HC is not a party. There is no suggestion that she has authority to settle the dispute on behalf of a party. There was no evidence that the applicants required help to make the proceedings intelligible to them. It seemed that HC may be called as a witness if the application proceeded to a hearing. It would be inappropriate for a potential witness to be part of the private compulsory conference process. On the material before me, I was not satisfied that there was any basis for HC to be in attendance at the compulsory conference. There was, therefore, no need for her to be provided with a copy of the social assessment report.
The application was dismissed.
SHOULD SA BE JOINED AS A PARTY TO THE PROCEEDINGS
SA sought to be joined to “promote the views” of C and “provide the views of maternal family” in the regional town. SA is the maternal great aunt of the children and is the carer of C. The Department propose that A and B are placed in SA’s care in the regional town.
The applicants submitted:
(a)While it is accepted that SA is a person genuinely concerned in the subject matter of this application,[3] it would not be in the best interests of the children for her to joined as to do so may damage the relationship between the applicants and SA.

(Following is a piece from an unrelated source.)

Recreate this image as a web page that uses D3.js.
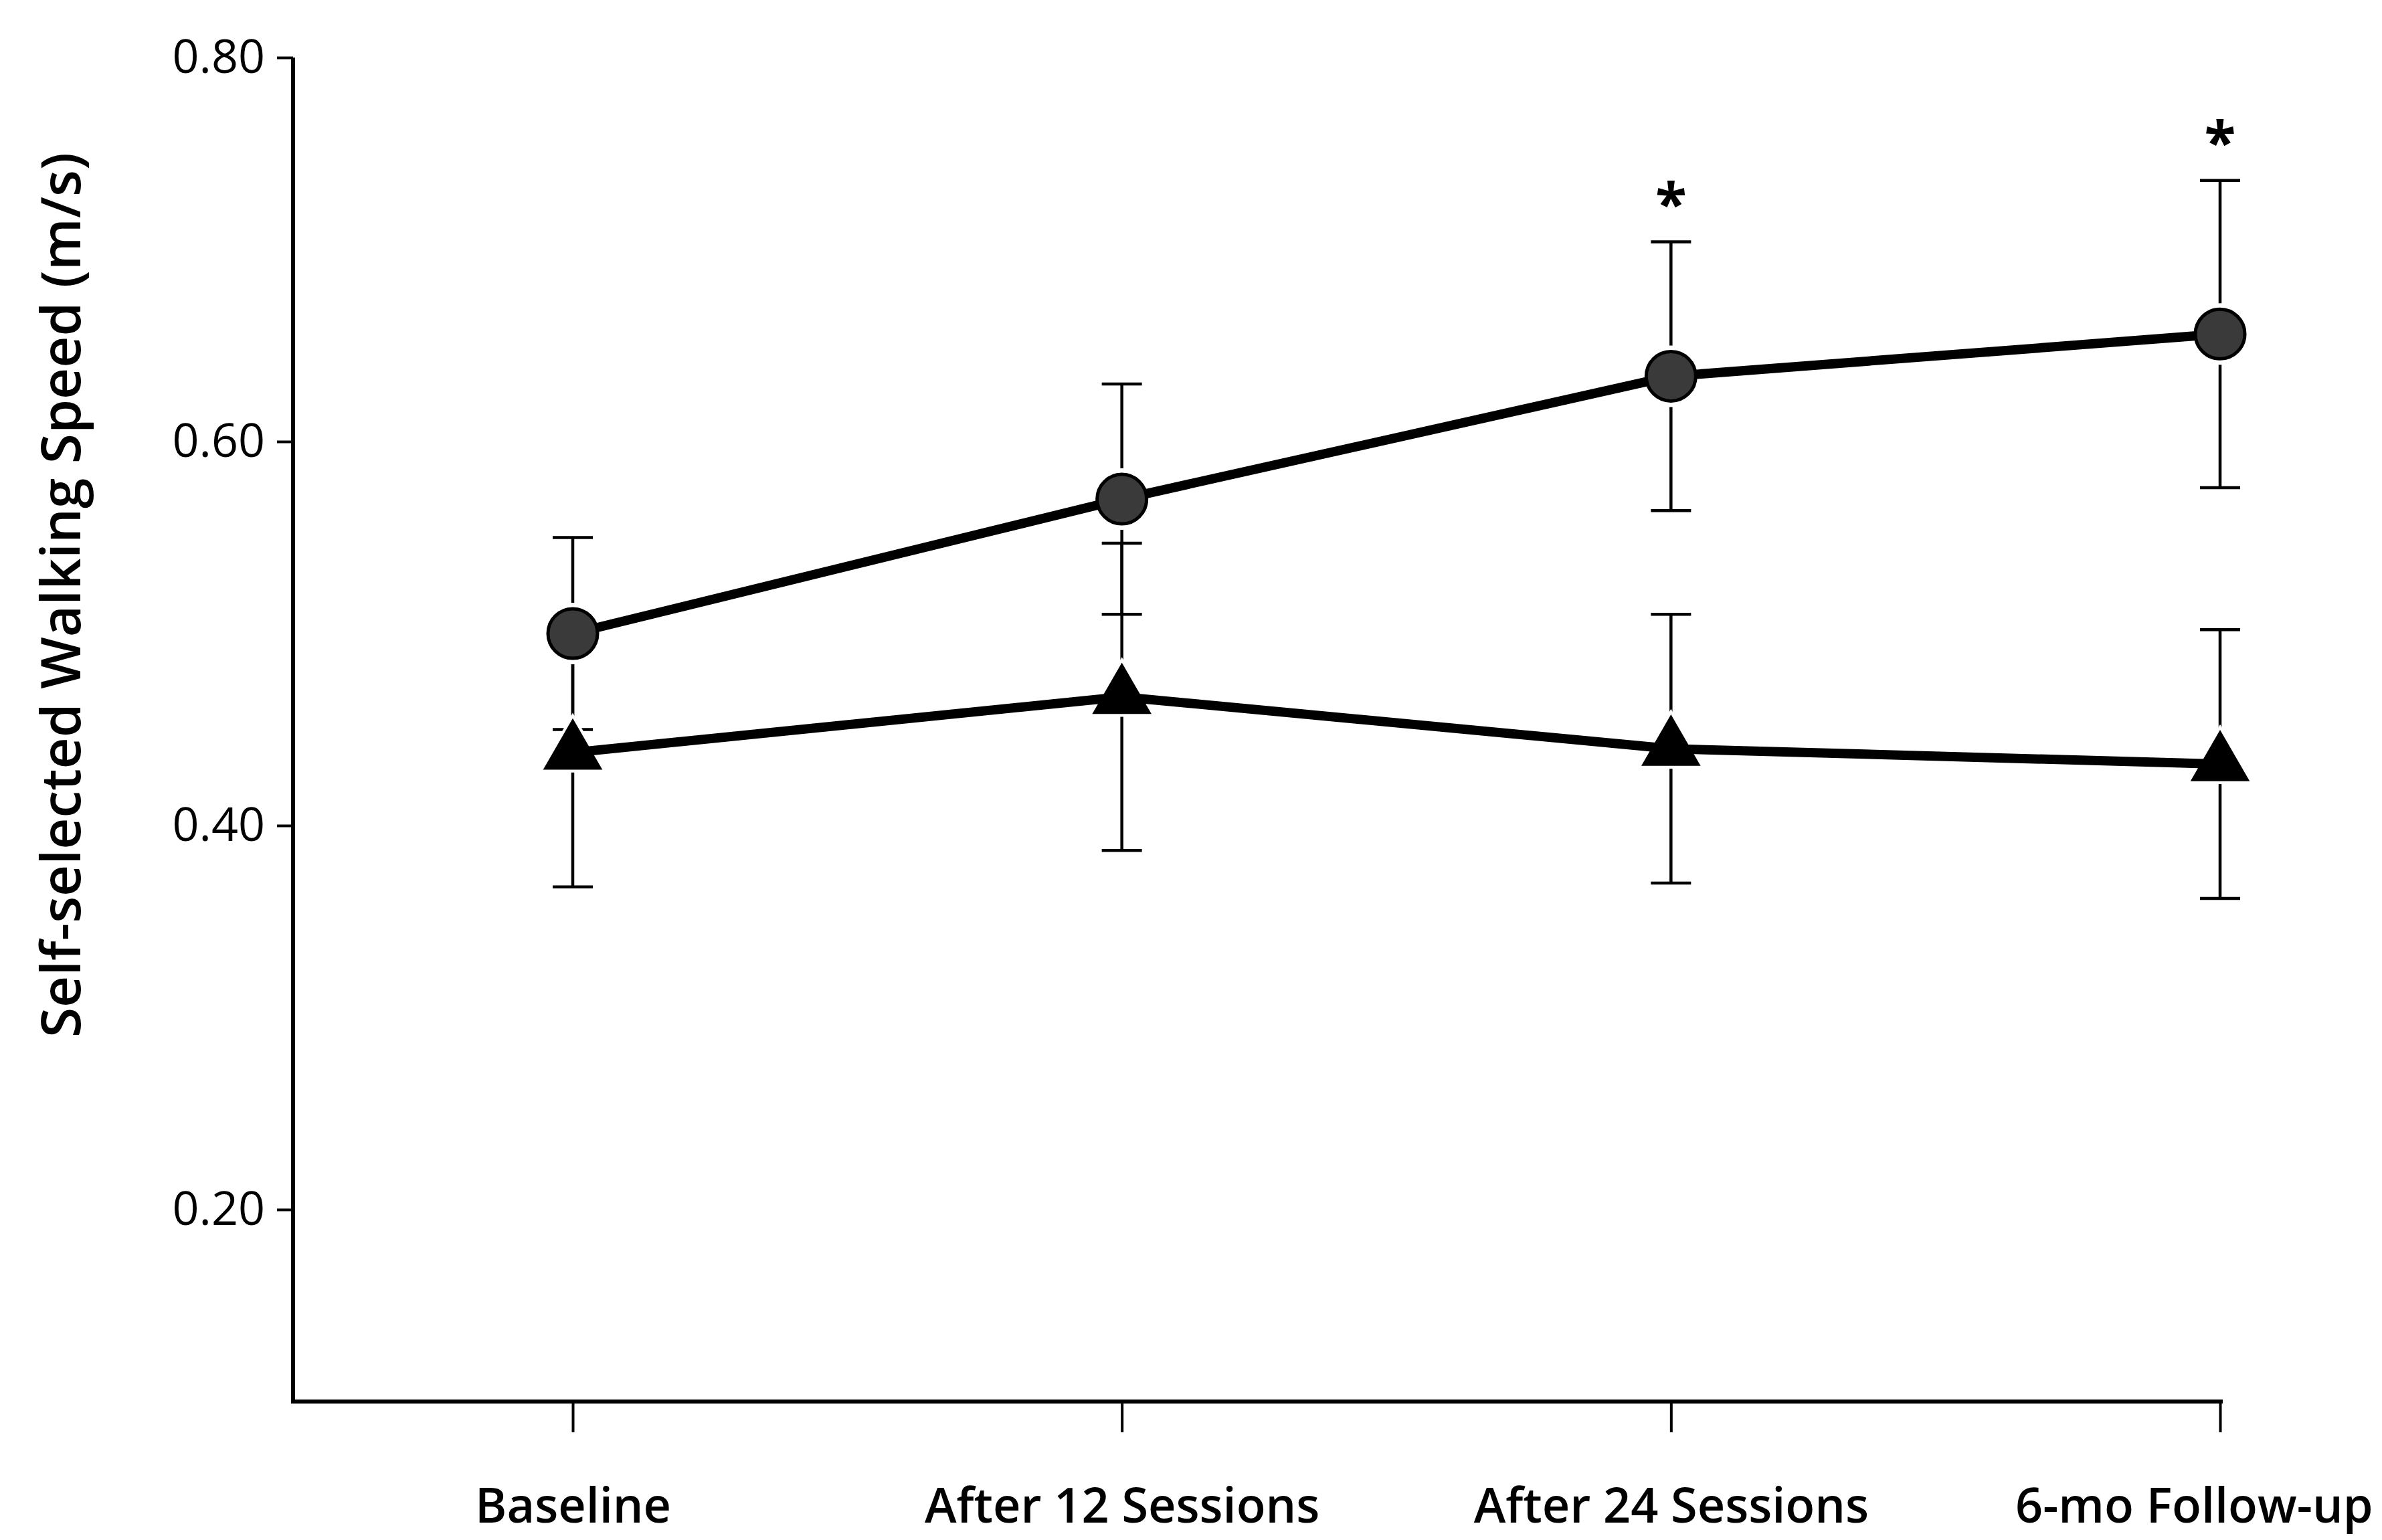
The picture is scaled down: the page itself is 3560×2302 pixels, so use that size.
<!DOCTYPE html>
<html lang="en">
<head>
<meta charset="UTF-8">
<title>Self-selected Walking Speed</title>
<script src="https://cdn.jsdelivr.net/npm/d3@7"></script>
<style>
  body { margin: 0; background: #fff; }
  svg { display: block; }
</style>
</head>
<body>
<div id="chart"></div>
<script>
  // values
  const phases = ["Baseline", "After 12 Sessions", "After 24 Sessions", "6-mo Follow-up"];
  const circleMean = [0.50, 0.57, 0.634, 0.656];
  const circleSD   = [0.05, 0.06, 0.07, 0.08];
  const triMean    = [0.438, 0.467, 0.44, 0.432];
  const triSD      = [0.07, 0.08, 0.07, 0.07];
  const significant = [false, false, true, true];
  const yTicks = [0.20, 0.40, 0.60, 0.80];

  const W = 3560, H = 2302;
  const axisX = 438, axisBottom = 2095;

  const svg = d3.select("#chart").append("svg")
      .attr("width", W)
      .attr("height", H);
  svg.append("rect").attr("width", W).attr("height", H).attr("fill", "#fff");

  const x = d3.scalePoint().domain(phases).range([856, 3318]);
  const y = d3.scaleLinear().domain([0.1, 0.8]).range([axisBottom, 86]);

  const circles = phases.map((p, i) => ({p, m: circleMean[i], sd: circleSD[i], star: significant[i]}));
  const tris = phases.map((p, i) => ({p, m: triMean[i], sd: triSD[i]}));

  // axes
  const yAxis = svg.append("g")
      .attr("transform", `translate(${axisX},0)`)
      .call(d3.axisLeft(y).tickValues(yTicks).tickFormat(d3.format(".2f")).tickSize(24).tickSizeOuter(0).tickPadding(18));
  yAxis.select(".domain").remove();
  yAxis.selectAll("line").attr("stroke", "#000").attr("stroke-width", 4);
  yAxis.selectAll("text")
      .attr("font-family", "'Open Sans', sans-serif")
      .attr("font-size", 70)
      .attr("fill", "#000");

  svg.append("line")
      .attr("x1", axisX).attr("x2", axisX)
      .attr("y1", y(0.8)).attr("y2", axisBottom)
      .attr("stroke", "#000").attr("stroke-width", 6);
  svg.append("line")
      .attr("x1", axisX - 3).attr("x2", 3322)
      .attr("y1", axisBottom).attr("y2", axisBottom)
      .attr("stroke", "#000").attr("stroke-width", 6);

  const xAxis = svg.append("g")
      .attr("transform", `translate(0,${axisBottom})`)
      .call(d3.axisBottom(x).tickSize(46).tickSizeOuter(0).tickPadding(84));
  xAxis.select(".domain").remove();
  xAxis.selectAll("line").attr("stroke", "#000").attr("stroke-width", 4);
  xAxis.selectAll("text")
      .attr("font-family", "'Open Sans', sans-serif")
      .attr("font-weight", 600)
      .attr("font-size", 72)
      .attr("fill", "#000");
  // keep the last label inside the page
  xAxis.selectAll("text").each(function(d) {
    const b = this.getBBox(), right = x(d) + b.x + b.width;
    if (right > W - 14) d3.select(this).attr("x", W - 14 - right);
  });

  svg.append("text")
      .attr("transform", `translate(120,${y(0.52)}) rotate(-90)`)
      .attr("text-anchor", "middle")
      .attr("font-family", "'Open Sans', sans-serif")
      .attr("font-weight", 600)
      .attr("font-size", 82)
      .text("Self-selected Walking Speed (m/s)");

  // error bars
  const capW = 30;
  function errorBars(data) {
    const g = svg.append("g").attr("stroke", "#000").attr("stroke-width", 4.5);
    data.forEach(d => {
      const cx = x(d.p);
      g.append("line").attr("x1", cx).attr("x2", cx).attr("y1", y(d.m + d.sd)).attr("y2", y(d.m - d.sd));
      g.append("line").attr("x1", cx - capW).attr("x2", cx + capW).attr("y1", y(d.m + d.sd)).attr("y2", y(d.m + d.sd));
      g.append("line").attr("x1", cx - capW).attr("x2", cx + capW).attr("y1", y(d.m - d.sd)).attr("y2", y(d.m - d.sd));
    });
  }
  errorBars(tris);
  errorBars(circles);

  const triSym = d3.symbol(d3.symbolTriangle).size(3400);

  // white halos break the error bars around markers
  svg.append("g").selectAll("circle").data(circles).join("circle")
      .attr("cx", d => x(d.p)).attr("cy", d => y(d.m)).attr("r", 46).attr("fill", "#fff");
  svg.append("g").selectAll("path").data(tris).join("path")
      .attr("transform", d => `translate(${x(d.p)},${y(d.m)})`)
      .attr("d", d3.symbol(d3.symbolTriangle).size(4600)).attr("fill", "#fff");

  const line = d3.line().x(d => x(d.p)).y(d => y(d.m));
  [circles, tris].forEach(s => {
    svg.append("path").datum(s)
        .attr("d", line)
        .attr("fill", "none")
        .attr("stroke", "#000")
        .attr("stroke-width", 14)
        .attr("stroke-linejoin", "round");
  });

  svg.append("g").selectAll("circle").data(circles).join("circle")
      .attr("cx", d => x(d.p)).attr("cy", d => y(d.m)).attr("r", 37)
      .attr("fill", "#3a3a3a").attr("stroke", "#000").attr("stroke-width", 5);
  svg.append("g").selectAll("path").data(tris).join("path")
      .attr("transform", d => `translate(${x(d.p)},${y(d.m)})`)
      .attr("d", triSym).attr("fill", "#000");

  svg.append("g").selectAll("text").data(circles.filter(d => d.star)).join("text")
      .attr("x", d => x(d.p)).attr("y", d => y(d.m + d.sd) - 26)
      .attr("text-anchor", "middle")
      .attr("font-family", "'Open Sans', sans-serif")
      .attr("font-weight", 700)
      .attr("font-size", 86)
      .text("*");
</script>
</body>
</html>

(b)The information she wishes to provide could be made available to the Tribunal by way of evidence at a hearing.
(c)The children have both voiced strong views that they do not wish to be in her care, but rather remain with the applicants.
[3]s 99ZC, CP Act.
The Department submitted:
(a)SA’s interests may be affected by the proceedings.[4]
(b)SA is the maternal great aunt and has care of C. She is an approved kinship carer and the Department’s preferred carer.
(c)It is appropriate that SA is joined as a party.
[4]s 42(1)(b), QCAT Act.
The separate representative submitted:
(a)The Department could provide SA’s and C’s input by way of evidence from them – there is no need for SA to be a party.
(b)Joining SA will increase the complexity of the matter.
(c)Child protection proceedings are confidential and sensitive family relationships may be impacted if SA is joined as a party.
THE TRIBUNAL DETERMINED
Joining SA as a party would result in an increased level of complexity and prolong the proceedings. SA’s and C’s views can be provided to the Tribunal by way of evidence from them. Adding SA to the proceedings may have a divisive effect on the family.
Joining SA to the proceedings was not in the best interests of the children and would add to complexity of the proceedings and delay resolution. This would be contrary to the objects of the QCAT Act,[5] and cause further delay.[6] Evidence which she wished to provide could be made available to the Tribunal without her being joined.
[5]s 3, QCAT Act.
[6]s 5B, CP Act.
The application was dismissed.
HUMAN RIGHTS CONSIDERATIONS
In making this decision, I gave proper consideration to relevant human rights under the Human Rights Act 2019 (Qld). It is unlawful for the Tribunal, conducting the review as a “public entity” and acting in an administrative capacity, to make a decision in a way that is not compatible with human rights, or to fail to give proper consideration to a relevant human right in making a decision.[7]
[7]s 58, Human Rights Act 2019 (Qld).
A decision is compatible with human rights if it does not limit a human right or if it limits a human right in a way provided for by the HR Act. Human rights may be limited only if permitted under the Act,[8] and a human right may be subject under law only to reasonable limits that can be demonstrably justified in a free and democratic society based on human dignity, equality and freedom.
[8]ss 8 and 13, HRA.
To give proper consideration to a human right, I must identify the human rights that may be affected by this process and decision, and consider whether the decision would be compatible with human rights[9].
[9]s 58(5), HRA.
I consider the following human rights are potentially impacted through this process and by this decision:
S 15 right to recognition and equality before the law
S 26 protection of families and children
S 28 cultural rights – Aboriginal peoples and Torres Strait Islander peoples
S 31 fair hearing
I am satisfied that the rights of the parties to a fair hearing have not been limited. The applications have been determined by a competent, impartial and independent tribunal after a fair hearing. The parties were provided with a fair opportunity to provide submissions and are being advised of the reasons for the decision. Accordingly, the process and decision are compatible with human rights.[10]
[10]s 8, HRA.
I do not consider that this decision limits any other human rights. If there has been some impact, I am satisfied that such outcome is reasonable and justifiable in a free and democratic society based on human dignity, equality and freedom and is, therefore, reasonable and justifiable.[11]
[11]See factors in s 13(2) HRA.
In any event, the CPA compels me to make decisions on the basis that the safety, wellbeing and best interest of a child … are paramount.[12] The decision is made on that basis.
[12]s 5A CPA, s 58(2) HRA.
This decision is compatible with human rights.